Excellent reporting there Yessenia.

When the government regulates something, the regulator basically becomes a partner with whatever is being regulated. Regulation basically allows for discharge of a pollutant to a certain level with government approval. That’s the whole purpose of the clean air and water acts. As long as discharge is below a permitted level then discharger is in compliance.

My guess is that oil & gas would like Trump administration to set discharge levels now instead of a president [insert democratic candidate here] and a democratic party controlled house and senate after 2020.

This sudden interest in being regulated might also have something to do with the Permian Basin in Texas. All the major oil companies mentioned above are going back into the play with gusto after fracking replaced conventional extraction.

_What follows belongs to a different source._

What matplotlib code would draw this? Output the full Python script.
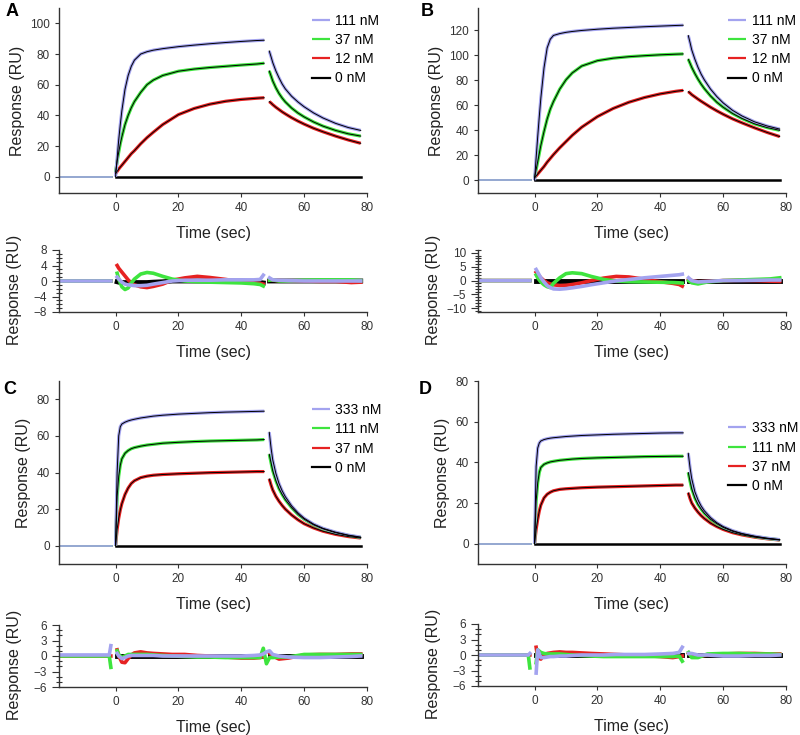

The Permian basin has been producing oil and gas for about 100 years. It wasn’t until recently that fracking started in shale layers of the basin. Permian basin is the largest producing fields in the world right now and it is about to get even larger. Both the oil and gas are going onto the world market.

What environmental non profits like EDF, Sierra Club and NRDC (i.e. Big Green) should not do this time around is help oil & gas out of this mess. EDF has been working with oil majors on fugitive methane for a while now - all beyond the authority of federal and state regulations. To be a cool enviro nonprofit. 

Then again, China is starting to frack its shale fields. China has the most oil and gas reserves in shale.